Corte distratta, in fuga 15 di Al Qaida

A Napoli, dal 2012 a oggi non si è trovato il tempo di fissare il processo di appello. E gli jihadisti sono rimpatriati

Corte distratta, in fuga 15  di Al Qaida

Hanno finanziato il terrorismo. Hanno allestito, tra Napoli e Milano, centrali di contraffazione di documenti da smerciare sul mercato clandestino delle identità fantasma. Hanno promosso collette e raccolto soldi da inviare ai fratelli del «Gruppo salafita per la predicazione e il combattimento». Hanno dato ospitalità a combattenti ricercati in patria e ne hanno reclutati di nuovi da inviare nelle terre del jihad, nel Nordafrica e in Cecenia e in Afghanistan per portare avanti la Guerra Santa. Sono stati condannati in primo grado per aver costituito una «associazione con finalità di terrorismo internazionale» operante in Algeria. Ma, i tempi biblici della giustizia italiana, ha permesso loro di fuggire. Di tornare a casa dove hanno trovato un'inaspettata amnistia che, di fatto, chiude qualsiasi capitolo con la magistratura tricolore. Perché la Corte d'appello di Napoli non ha ancora fissato l'udienza del dibattimento-bis.

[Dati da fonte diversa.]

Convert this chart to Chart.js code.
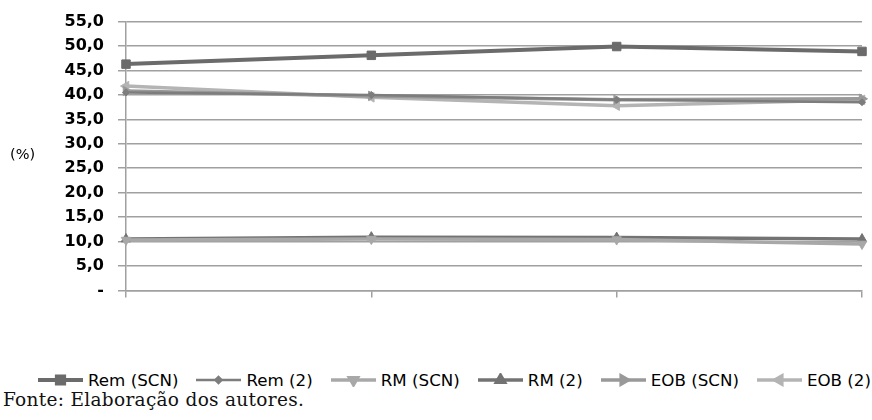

È la storia dei 19 reclutatori della cellula islamista che, nel 2009, venne sgominata da due inchieste condotte dalle Procura di Milano e di Napoli, poi riunificate in sede processuale.

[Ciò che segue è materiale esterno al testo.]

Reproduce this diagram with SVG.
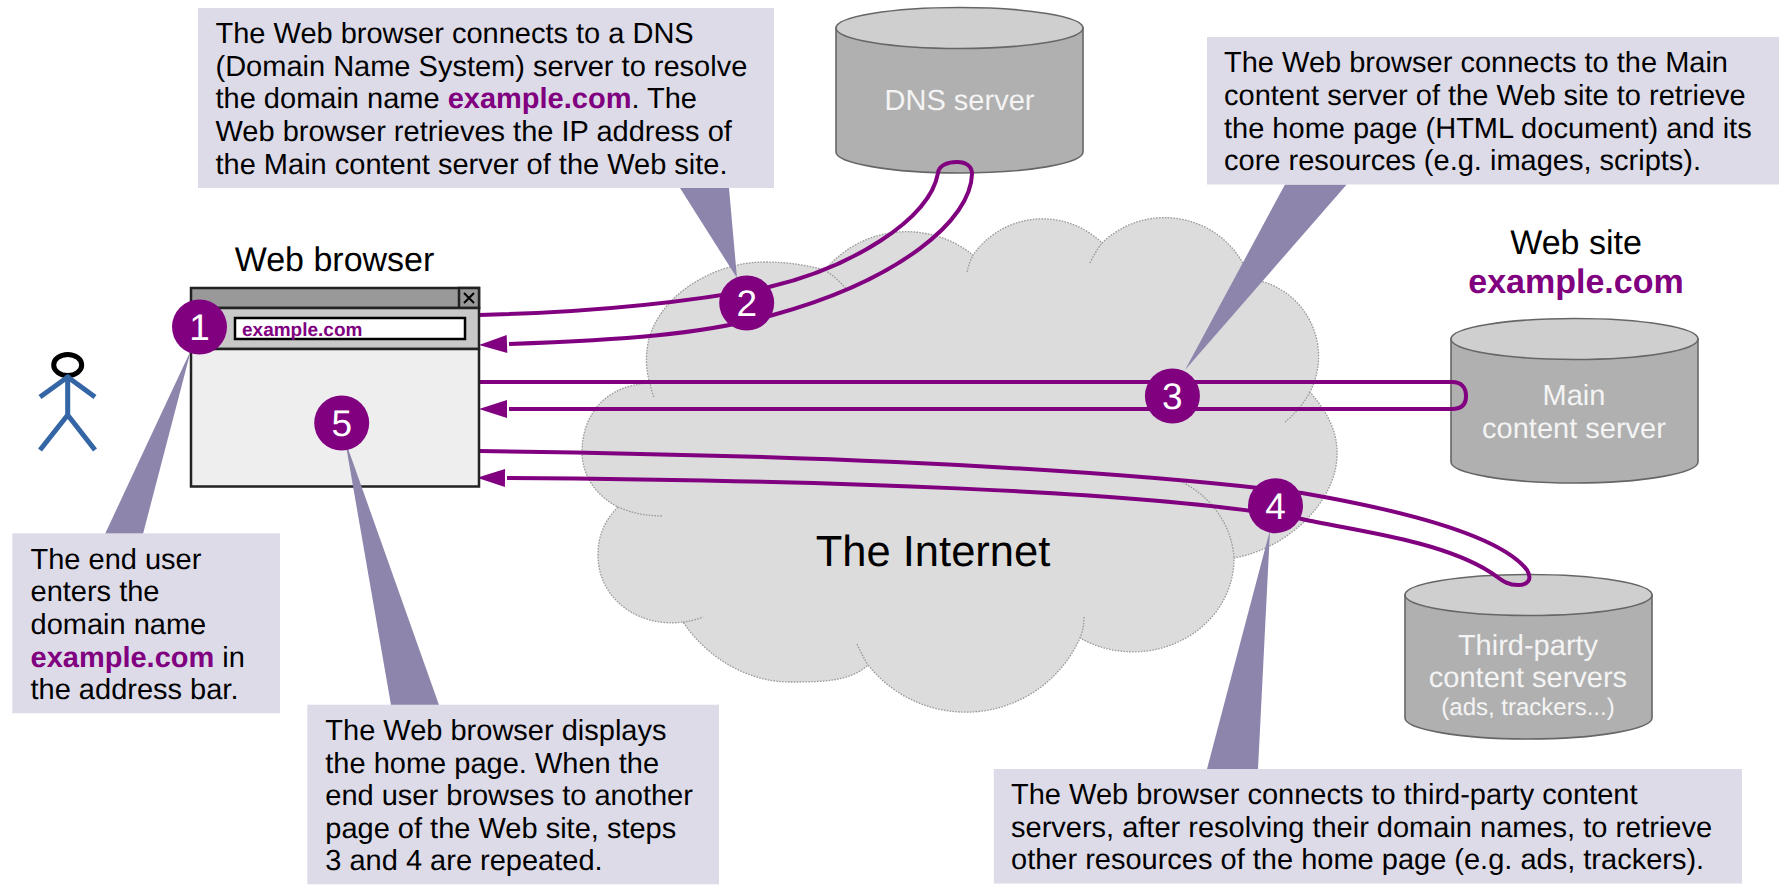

I giudici di primo grado hanno impiegato undici mesi per scrivere le motivazioni della condanna a fronte dei tre prescritti. Nel frattempo, alla spicciolata, i terroristi hanno potuto organizzare l'esodo anche perché hanno affrontato l'iter giudiziario a piede libero. Il ping pong tra Cassazione e Riesame, dopo che già il gip aveva negato gli arresti, ha prodotto solo diverse interpretazioni di giurisprudenza sulla valutazione delle prove e sulla definizione di organizzazione terroristica. Per la Suprema Corte, gli indizi relativi al loro legame con Al Qaeda erano più che sufficienti a far scattare le manette. Per i giudici dell'impugnazione, no: bisognava valutare in senso positivo il contesto.

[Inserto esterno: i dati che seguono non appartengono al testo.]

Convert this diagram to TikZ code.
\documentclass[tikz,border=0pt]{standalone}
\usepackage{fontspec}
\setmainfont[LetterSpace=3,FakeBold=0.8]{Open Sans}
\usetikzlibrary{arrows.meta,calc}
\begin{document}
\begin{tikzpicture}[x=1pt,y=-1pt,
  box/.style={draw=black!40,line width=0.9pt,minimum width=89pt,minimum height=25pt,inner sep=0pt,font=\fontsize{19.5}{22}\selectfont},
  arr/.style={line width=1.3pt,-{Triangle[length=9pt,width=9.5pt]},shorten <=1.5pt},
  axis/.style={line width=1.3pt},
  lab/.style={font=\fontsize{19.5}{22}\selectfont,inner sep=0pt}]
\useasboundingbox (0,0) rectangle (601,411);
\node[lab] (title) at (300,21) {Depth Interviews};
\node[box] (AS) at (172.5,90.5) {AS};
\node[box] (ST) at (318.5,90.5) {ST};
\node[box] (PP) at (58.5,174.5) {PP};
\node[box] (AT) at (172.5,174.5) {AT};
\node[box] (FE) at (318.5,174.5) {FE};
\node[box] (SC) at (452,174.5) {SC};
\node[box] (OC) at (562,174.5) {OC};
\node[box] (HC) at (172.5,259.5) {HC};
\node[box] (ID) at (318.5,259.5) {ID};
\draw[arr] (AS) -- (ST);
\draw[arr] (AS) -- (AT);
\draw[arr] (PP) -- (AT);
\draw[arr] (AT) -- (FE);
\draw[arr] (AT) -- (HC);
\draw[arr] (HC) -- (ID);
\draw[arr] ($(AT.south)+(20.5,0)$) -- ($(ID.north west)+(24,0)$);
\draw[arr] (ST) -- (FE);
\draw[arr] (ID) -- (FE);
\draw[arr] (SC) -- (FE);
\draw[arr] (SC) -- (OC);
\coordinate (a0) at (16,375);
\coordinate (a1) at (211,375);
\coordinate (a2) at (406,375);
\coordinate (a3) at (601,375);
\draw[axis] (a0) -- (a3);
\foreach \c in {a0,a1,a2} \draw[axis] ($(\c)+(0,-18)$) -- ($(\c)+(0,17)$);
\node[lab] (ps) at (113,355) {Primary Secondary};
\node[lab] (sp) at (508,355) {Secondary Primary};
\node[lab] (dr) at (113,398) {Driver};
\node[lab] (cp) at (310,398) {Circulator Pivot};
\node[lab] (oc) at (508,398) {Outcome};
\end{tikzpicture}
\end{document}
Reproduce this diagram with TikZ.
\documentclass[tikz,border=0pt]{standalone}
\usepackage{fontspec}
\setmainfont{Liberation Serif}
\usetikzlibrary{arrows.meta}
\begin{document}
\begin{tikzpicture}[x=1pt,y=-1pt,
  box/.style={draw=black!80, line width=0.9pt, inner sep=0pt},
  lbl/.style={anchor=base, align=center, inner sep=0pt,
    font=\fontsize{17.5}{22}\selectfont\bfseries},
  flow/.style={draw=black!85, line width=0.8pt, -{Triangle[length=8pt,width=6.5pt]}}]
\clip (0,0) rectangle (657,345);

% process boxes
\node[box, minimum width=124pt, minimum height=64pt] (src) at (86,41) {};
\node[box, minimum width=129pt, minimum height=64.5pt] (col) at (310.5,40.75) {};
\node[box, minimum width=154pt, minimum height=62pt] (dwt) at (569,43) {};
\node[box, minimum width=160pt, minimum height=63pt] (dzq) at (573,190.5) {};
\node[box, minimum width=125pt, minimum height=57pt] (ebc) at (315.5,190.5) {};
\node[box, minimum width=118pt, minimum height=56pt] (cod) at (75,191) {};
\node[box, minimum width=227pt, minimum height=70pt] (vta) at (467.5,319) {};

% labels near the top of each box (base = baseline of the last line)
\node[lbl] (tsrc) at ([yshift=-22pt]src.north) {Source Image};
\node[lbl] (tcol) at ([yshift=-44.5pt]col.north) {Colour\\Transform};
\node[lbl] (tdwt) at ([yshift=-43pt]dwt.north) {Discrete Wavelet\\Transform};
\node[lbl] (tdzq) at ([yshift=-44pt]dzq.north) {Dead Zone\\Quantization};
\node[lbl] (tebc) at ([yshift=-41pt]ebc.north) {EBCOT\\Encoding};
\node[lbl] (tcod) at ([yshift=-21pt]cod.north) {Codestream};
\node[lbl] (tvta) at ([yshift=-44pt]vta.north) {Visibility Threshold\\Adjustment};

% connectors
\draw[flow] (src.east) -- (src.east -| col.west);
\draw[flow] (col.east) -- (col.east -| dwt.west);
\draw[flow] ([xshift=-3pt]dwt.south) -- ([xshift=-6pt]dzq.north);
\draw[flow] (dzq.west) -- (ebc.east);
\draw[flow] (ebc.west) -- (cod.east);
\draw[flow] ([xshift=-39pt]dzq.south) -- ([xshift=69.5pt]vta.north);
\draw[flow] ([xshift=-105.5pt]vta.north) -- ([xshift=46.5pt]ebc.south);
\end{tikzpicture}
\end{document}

I 19 imputati, secondo la ricostruzione dei carabinieri del Ros, avevano addirittura impiantato attività commerciali in Lombardia e in Campania per fare business e racimolare migliaia di euro da spedire ai gruppi sunniti impegnati in un colpo di Stato in Algeria, come nel caso del leader della formazione Djamel Lounici. I giudici partenopei hanno riconosciuto che i miliziani, oltre a offrire «sostegno finanziario» e «assistenza legale» ai complici coinvolti in altre inchieste in Italia, si preoccupavano pure di «indottrinare ideologicamente» i nuovi arrivati. Compito, quest'ultimo, assolto dall'ex vice imam della moschea di corso Arnaldo Lucci, a Napoli. Nella primissima fase delle indagini, i servizi di intelligence ipotizzarono una collaborazione diretta con la camorra del centro storico, capeggiata dal boss Edoardo Contini, per la fabbricazione di patenti e carte d'identità false. Le settimane di attesa, intanto, son diventati mesi. E mesi gli anni.

Se tutto andrà bene, l'Appello malgrado le insistenze della Procura che ha premura di chiudere il fascicolo e di arrivare a sentenza potrà iniziare tra non meno di sei mesi. Sicuramente dopo l'estate, forse tra ottobre e novembre. Ma è un provvedimento che arriva in ritardo, comunque. Già dal 2013, gli algerini hanno abbandonato definitivamente l'Italia.

Hanno riallacciato i rapporti con la madrepatria, e hanno deciso di rifarsi una vita nel paese che avevano contribuito a insanguinare agli inizi del Duemila. Hanno ottenuto la cancellazione delle condanne riportate in Algeria, e si sono sistemati. Qualcuno ha addirittura aperto un ristorante.